# Best deal for kayaks in GA!



## Seachaser (Sep 27, 2004)

Anyone want to reccommend a place to buy a yak in or near Georgia. I am a newbie and would like to scope out the yak scene. My nephew has one and I tried it out. It was a blast. He bought his in Tampa.


----------



## YakandSurf (Dec 17, 2002)

I think you are going to have to check your local phone book for a speciality store. also can find kayaks at sports athority, dick's or BPS. On line try www.kayakfishingstuff.com I have had good service from them for small stuff.

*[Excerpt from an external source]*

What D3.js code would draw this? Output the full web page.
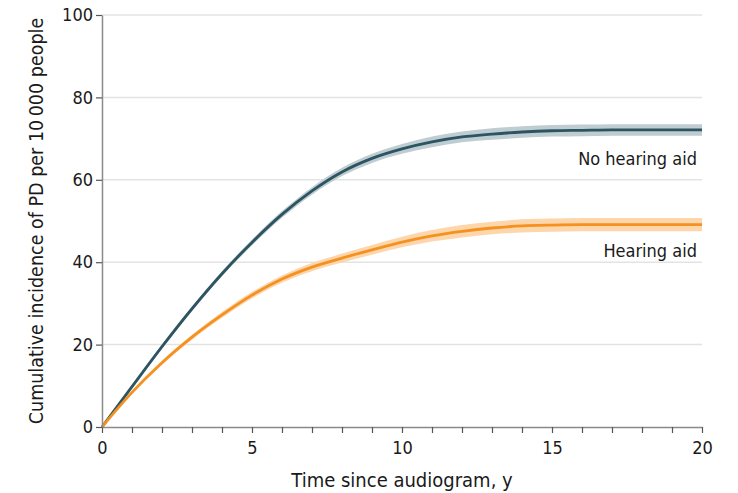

Good luck with your search and let us know what you end up buying.

Robert


----------



## Chad (Apr 26, 2004)

*Tybee Island!!!!!!*

There is a kayak shop on Tybee Island, the name is Kayak Geoargia or something like that. Google kayaks and tybee and you'll find it. They are more of an Eco tour place but they have some fishing models.
Chad


----------



## trekker (Apr 28, 2005)

I just purchased a couple of OC prowlers and I love them. I got the 15" and the 13" for my wife . I did some checking around on prices and the best I found was Carbelas. Bass Pro carries them too but you will pay sales tax. If you are in GA Carbelas charges no sales tax and is shipped straight to your door from Ocean Kayak in WA.

If you wan GREAT SERVICE go to the Kayak Shop on Tybee. Great folks. They can get you a OK kayak but you will pay a little more. But if you are a newbie, they will take care of you!


----------